The next county executive will face major challenges. Montgomery County’s economy is not performing well. While it’s a long-time cliché that we’re losing business to Northern Virginia—Ellen Sauerbrey campaigned on that theme in 1994—the County has not done well in creating new employment over the past several years.
Jobs, of course, are critical to success of county residents and also the tax base. Employment is the best social justice program ever invented. If the tax base stagnates, there will not be enough money to maintain the array of services for which Montgomery County is renowned, let alone spend more to lend people who need it a helping hand.

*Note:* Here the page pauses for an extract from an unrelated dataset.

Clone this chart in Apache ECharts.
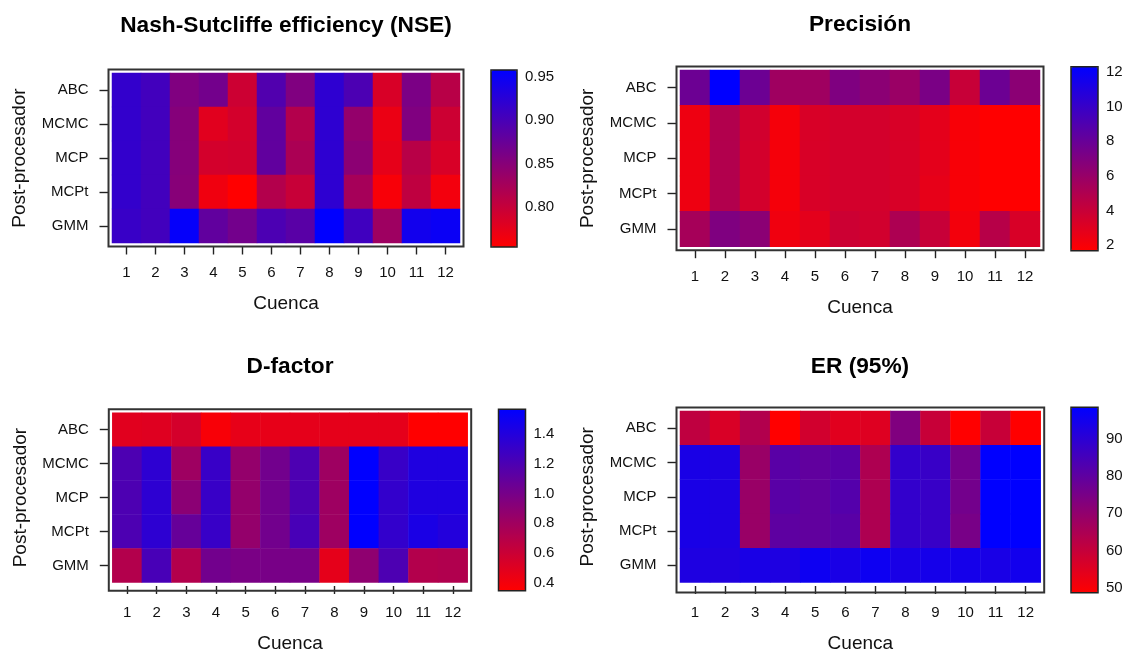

I’m hoping that whoever is elected county executive will have a forward-thinking plan for economic development. Though the newly launched Montgomery County Economic Development Corporation imitates the highly successful efforts of Howard and Fairfax to pursue business opportunities, I remain skeptical that it will achieve the same levels of success, as currently managed and structured.
We also need someone who is willing to break a few eggs and not see barriers as they launch more ambitious projects in a manner reminiscent of Doug Duncan. Even though they will not all work out, new ideas both for the County and how to organize County government to work better and more efficiently need to be tried or the County’s relative decline will start to feel a lot less genteel very soon.
The challenge will be especially great because tax increases are not a real option. Though we are now out of the recession, the income tax remains set at the charter limit. In 2016, the County Council achieved the unanimity required to increase property taxes significantly above the charter limit. Fees have also gone up for everything from recording property to public parking. The one area of tax opportunity may be making commercial development pay for improvements that clearly aid their own efforts.
While being inventive, the new county executive should maintain certain key policies of the Leggett Administration. In particular, the County must continue to adopt budgets and fund future obligations in a manner that retains its AAA bond rating. The County Executive also needs to focus on the core priorities of local government. Too often, the County Council has spent an inordinate amount of time on issues peripheral to core functions.
Finally, and perhaps most important in our era of seemingly toxic politics, we need someone who continues Ike’s outstanding record of listening respectfully to people who disagree, often vehemently, and is a model for civility in governance. That should be possible even as the new executive presses forward with new ideas and needed reforms.